The paper is well-motivated especially the delay at action/observation time settings. These are real settings one must consider in practice and no previous works sufficiently studies them. My only real consider is the assumptions needed in this work. How reasonable are these in practice? Though, since this seems to be the first work in this area, I guess assumptions are OK to show initial results. The authors do acknowledge this and are able to come up with a refinement which removes assumptions. One compliant I have about the paper is that the authors do not provide an empirical results. The theoretical results are nice but this paper's quality would benefit from even the most rudimentary experimental section. I'm disappointed the authors did not include this section. ********** I have read the author's response and am not satisfied. The first point they make about not running experiments because it's not possible to cover all scenarios is a disappointing. Experiments do not have to cover all scenarios, that's kind of their empirical nature. There are plenty of scenarios the authors could experiment with to at least provide some additional evidence the algorithm works. The second point is even more disappointing. One always has something to compare against, otherwise how do you know your method has any merit? For example, compare against an algorithm which picks random arms. This is the minimum baseline and is always available to compare against. One can also compare against algorithms not designed for delays. If the proposed algorithm is worth publishing then it should beat these algorithms. I expect more from authors when submitting to a venue of this caliber.
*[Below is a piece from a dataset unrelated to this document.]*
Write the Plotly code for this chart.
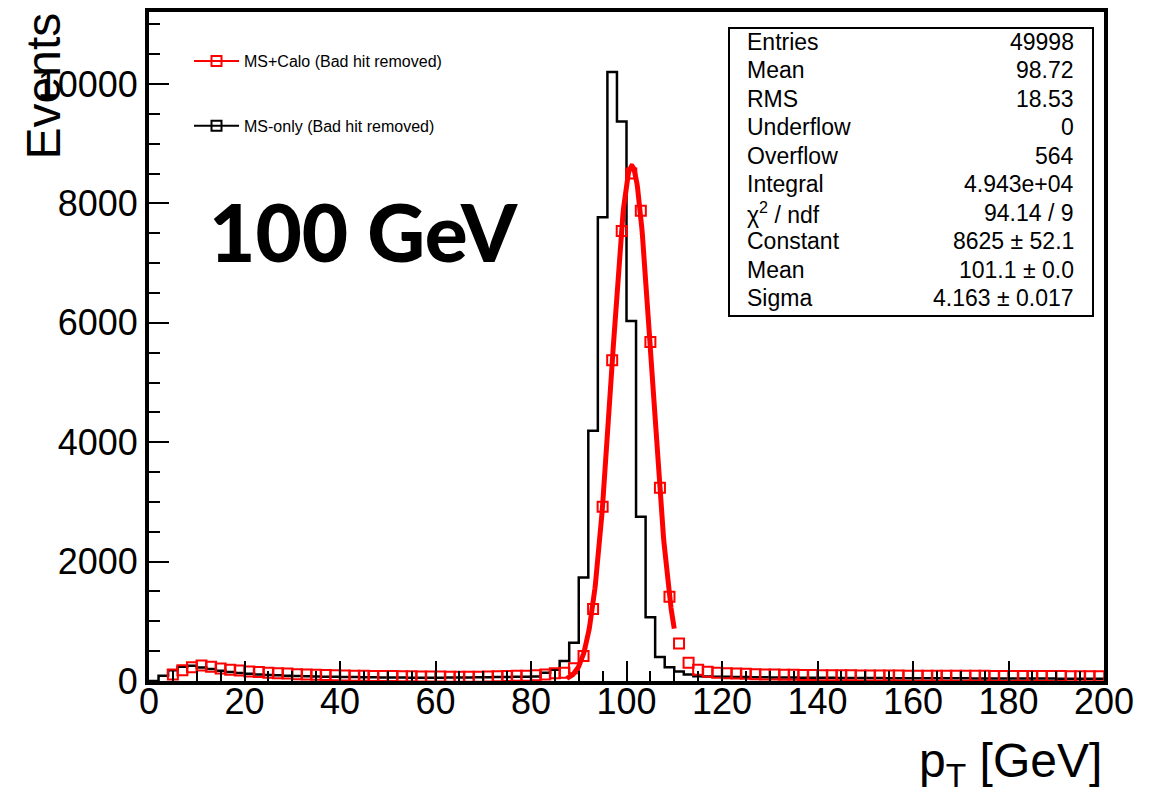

The paper considers a version of the adversarial stochastic multi-armed bandit problem where the feedback received from pulling an arm is delayed. The delays are time-varying and can be selected by an oblivious adversary. The main algorithm presented is referred to as the “skipper” algorithm, and refines exponential weights analysis by skipping rounds with large delays, and is based on prior knowledge of the cumulative delay. When delays are only revealed each times an action is taken, and no prior information is granted on the cumulative delay (or the horizon length) the authors provide a doubling scheme that achieves a refined regret bound. I like the paper and definitely appreciate various aspects of it. The topic and the algorithmic approach are interesting, the paper is well-written, and, as far as I could tell, analytically correct. I don't have major concerns regarding the paper. My main comments are as follow. 1. Since in many application domains delay information is only realized when feedback arrives. This is true also in the motivating examples that are given by the authors in page 2 (while expected delay might be available at time of action, the realized delay can often be different from this expectation. It would definitely be insightful to understand how one could extend current results and algorithms in that direction, and a first step in this direction can be to have some robustness analysis that will help to understand to extent to which the performance of the doubling scheme deteriorates when actual delays are (even a bit) different from the one observed at the time of the action. 2. Similarly, it would be insightful to understand how robust the skipper algorithm is for misspecifications in the cumulative delay D. I apologize if I missed a discussion along these lines in the paper. 3. It would be very insightful, and would clearly increase the contribution of the paper, to have some form of optimality for the results. Ideally that would be established through a refined lower bound for time-varying delays, but even some discussion using examples or numeric analysis might be helpful in that respect.